▶ **WHAT THE EXERCISE ASKS**:
Extract only the first line of the listing and every line after it up to and including the one with "import * as d3 from 'd3';". Omit the pictures.
━━━━━━
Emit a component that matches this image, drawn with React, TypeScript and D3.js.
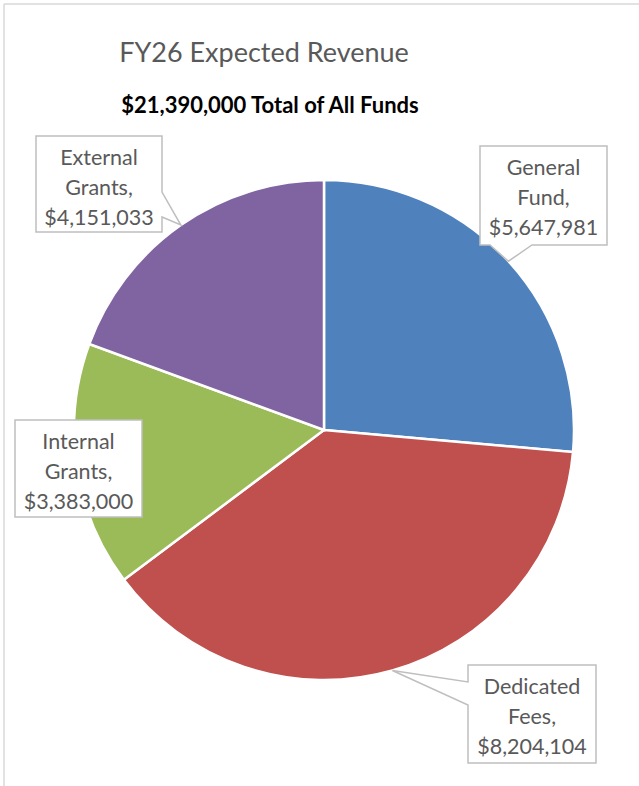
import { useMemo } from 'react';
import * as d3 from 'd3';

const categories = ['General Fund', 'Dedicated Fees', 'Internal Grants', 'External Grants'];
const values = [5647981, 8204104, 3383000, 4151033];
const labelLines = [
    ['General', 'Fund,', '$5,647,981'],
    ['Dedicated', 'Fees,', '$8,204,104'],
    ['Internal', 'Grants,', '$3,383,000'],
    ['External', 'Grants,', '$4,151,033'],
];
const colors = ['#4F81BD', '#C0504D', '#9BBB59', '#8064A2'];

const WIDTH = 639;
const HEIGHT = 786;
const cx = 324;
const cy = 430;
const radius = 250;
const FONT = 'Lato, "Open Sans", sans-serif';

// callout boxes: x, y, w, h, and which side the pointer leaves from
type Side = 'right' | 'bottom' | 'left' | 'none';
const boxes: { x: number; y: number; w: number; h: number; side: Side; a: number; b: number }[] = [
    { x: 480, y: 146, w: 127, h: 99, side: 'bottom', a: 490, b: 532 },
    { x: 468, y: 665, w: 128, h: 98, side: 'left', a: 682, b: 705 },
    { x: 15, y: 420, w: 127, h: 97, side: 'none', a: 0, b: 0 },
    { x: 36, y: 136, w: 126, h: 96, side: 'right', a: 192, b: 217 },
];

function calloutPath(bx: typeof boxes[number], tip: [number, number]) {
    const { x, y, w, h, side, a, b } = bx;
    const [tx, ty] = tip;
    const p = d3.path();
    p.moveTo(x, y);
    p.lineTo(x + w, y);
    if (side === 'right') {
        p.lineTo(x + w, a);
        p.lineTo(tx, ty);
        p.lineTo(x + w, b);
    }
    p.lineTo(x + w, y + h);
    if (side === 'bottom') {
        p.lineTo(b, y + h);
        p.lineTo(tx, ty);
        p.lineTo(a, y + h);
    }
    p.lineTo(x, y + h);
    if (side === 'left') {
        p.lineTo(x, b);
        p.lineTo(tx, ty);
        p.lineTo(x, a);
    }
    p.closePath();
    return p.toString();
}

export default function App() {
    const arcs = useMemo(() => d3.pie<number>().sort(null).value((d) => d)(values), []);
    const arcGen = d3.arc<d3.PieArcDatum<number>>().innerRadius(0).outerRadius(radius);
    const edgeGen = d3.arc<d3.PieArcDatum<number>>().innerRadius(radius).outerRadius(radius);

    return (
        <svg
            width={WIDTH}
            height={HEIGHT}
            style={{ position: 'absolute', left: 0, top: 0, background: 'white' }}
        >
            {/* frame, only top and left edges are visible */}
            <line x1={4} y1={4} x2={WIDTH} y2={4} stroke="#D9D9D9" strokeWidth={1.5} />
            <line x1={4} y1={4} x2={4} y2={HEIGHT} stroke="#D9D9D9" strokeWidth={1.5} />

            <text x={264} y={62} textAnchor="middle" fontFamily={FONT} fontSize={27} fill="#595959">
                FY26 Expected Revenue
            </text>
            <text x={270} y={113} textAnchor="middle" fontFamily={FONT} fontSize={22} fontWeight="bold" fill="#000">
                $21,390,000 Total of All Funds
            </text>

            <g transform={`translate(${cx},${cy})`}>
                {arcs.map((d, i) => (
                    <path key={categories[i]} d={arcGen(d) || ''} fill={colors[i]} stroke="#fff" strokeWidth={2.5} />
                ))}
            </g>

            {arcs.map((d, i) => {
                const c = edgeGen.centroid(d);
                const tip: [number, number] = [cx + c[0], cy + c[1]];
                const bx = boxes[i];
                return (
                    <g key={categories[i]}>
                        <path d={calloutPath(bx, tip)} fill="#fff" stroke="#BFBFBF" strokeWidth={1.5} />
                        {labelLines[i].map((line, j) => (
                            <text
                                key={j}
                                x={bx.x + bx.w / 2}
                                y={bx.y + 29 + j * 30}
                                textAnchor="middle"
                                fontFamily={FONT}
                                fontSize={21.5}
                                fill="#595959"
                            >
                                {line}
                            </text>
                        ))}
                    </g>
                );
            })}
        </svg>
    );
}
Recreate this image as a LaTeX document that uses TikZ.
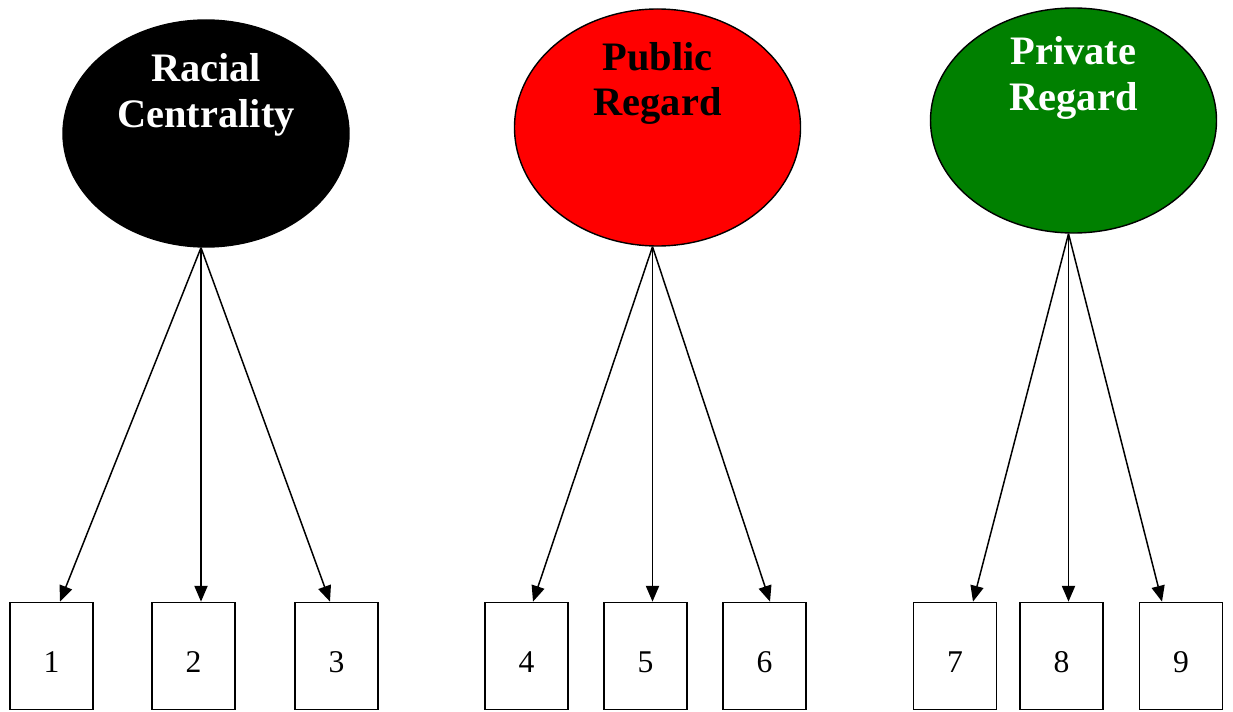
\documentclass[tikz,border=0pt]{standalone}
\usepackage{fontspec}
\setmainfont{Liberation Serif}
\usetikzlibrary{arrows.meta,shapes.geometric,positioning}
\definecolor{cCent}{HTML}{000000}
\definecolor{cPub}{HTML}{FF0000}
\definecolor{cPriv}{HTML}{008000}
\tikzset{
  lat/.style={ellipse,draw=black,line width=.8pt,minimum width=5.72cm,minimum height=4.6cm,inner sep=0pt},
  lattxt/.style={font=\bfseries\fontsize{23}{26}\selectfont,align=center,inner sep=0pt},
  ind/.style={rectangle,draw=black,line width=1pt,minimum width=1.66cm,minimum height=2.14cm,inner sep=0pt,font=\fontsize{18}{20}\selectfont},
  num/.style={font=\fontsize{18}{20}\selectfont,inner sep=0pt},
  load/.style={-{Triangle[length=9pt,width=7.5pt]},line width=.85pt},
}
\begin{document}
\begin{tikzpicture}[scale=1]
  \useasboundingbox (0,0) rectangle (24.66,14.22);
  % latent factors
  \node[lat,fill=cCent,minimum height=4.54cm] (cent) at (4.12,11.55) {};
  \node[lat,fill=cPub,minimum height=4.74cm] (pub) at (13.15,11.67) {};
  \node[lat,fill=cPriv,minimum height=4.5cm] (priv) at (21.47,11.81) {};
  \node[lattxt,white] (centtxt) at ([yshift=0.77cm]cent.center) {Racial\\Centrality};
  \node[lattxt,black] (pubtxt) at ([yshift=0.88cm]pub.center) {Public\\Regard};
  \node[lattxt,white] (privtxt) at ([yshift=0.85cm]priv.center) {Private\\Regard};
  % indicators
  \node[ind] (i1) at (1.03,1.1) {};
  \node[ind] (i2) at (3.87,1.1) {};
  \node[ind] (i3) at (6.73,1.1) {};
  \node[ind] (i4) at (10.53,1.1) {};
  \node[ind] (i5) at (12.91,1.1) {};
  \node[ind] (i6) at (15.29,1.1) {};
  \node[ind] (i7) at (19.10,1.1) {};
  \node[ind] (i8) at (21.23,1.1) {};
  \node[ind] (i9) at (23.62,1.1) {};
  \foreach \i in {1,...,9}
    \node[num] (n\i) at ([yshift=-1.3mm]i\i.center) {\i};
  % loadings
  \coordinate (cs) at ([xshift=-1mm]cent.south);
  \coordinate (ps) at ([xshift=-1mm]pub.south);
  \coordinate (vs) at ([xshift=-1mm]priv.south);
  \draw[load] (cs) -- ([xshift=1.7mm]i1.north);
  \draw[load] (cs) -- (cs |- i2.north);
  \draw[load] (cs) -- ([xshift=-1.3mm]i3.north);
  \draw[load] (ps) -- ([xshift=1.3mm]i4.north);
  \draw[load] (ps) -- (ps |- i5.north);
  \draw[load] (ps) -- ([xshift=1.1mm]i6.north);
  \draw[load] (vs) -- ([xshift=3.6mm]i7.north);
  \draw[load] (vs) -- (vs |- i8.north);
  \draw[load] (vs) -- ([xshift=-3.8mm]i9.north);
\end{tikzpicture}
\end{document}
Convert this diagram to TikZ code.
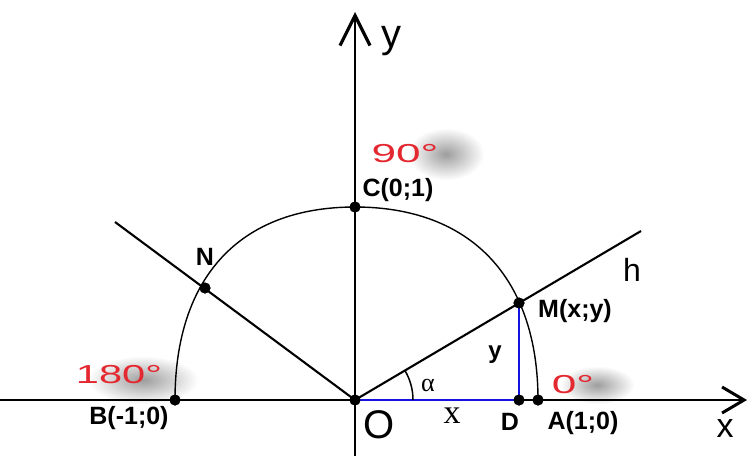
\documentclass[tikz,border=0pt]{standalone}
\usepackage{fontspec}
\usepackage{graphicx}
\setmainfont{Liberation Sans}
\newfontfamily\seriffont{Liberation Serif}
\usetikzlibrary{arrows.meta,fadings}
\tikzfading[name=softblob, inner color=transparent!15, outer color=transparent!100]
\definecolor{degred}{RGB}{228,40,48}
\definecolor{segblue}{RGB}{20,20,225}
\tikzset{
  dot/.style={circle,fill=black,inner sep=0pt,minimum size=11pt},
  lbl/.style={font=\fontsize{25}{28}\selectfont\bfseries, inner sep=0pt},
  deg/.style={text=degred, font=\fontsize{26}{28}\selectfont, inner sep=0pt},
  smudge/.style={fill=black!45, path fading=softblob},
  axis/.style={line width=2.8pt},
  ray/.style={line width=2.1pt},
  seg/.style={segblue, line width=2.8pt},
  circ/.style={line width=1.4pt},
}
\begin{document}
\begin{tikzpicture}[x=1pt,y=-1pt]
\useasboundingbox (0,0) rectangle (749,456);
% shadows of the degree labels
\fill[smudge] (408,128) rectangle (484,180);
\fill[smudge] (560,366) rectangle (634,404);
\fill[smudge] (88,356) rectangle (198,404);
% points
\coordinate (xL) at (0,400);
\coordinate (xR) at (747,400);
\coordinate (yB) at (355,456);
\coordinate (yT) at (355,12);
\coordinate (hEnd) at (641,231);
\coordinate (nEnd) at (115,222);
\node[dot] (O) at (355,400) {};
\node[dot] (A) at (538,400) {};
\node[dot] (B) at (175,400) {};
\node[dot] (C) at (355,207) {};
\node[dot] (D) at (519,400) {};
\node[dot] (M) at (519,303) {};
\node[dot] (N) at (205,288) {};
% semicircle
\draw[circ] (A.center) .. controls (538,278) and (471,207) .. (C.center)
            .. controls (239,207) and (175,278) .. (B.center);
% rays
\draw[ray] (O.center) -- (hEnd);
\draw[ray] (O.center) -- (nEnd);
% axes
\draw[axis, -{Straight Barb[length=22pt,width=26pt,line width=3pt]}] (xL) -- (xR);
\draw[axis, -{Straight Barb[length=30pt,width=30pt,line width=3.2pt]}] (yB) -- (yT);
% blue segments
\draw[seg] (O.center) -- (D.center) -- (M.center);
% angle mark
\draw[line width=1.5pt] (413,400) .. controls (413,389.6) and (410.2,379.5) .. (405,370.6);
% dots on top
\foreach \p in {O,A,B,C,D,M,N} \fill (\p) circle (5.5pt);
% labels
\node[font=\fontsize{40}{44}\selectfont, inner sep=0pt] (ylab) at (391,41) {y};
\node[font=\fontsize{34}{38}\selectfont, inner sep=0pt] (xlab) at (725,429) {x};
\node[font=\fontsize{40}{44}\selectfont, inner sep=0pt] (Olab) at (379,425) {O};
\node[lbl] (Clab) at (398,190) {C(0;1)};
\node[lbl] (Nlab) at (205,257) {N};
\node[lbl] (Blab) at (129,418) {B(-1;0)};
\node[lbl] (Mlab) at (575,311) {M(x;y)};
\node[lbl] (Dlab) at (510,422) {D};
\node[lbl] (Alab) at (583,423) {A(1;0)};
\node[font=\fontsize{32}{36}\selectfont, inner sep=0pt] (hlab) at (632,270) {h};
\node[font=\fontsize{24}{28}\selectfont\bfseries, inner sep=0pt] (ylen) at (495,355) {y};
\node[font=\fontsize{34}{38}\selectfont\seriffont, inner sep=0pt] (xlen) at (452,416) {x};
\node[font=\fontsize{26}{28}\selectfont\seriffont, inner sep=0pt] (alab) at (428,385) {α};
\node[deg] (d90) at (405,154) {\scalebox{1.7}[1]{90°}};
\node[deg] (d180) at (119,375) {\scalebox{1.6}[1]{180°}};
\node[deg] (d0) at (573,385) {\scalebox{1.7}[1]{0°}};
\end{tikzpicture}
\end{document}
━━━━━━
▶ **SOLVED EXERCISE**:
Emit a component that matches this image, drawn with React, TypeScript and D3.js.
import { useMemo } from 'react';
import * as d3 from 'd3';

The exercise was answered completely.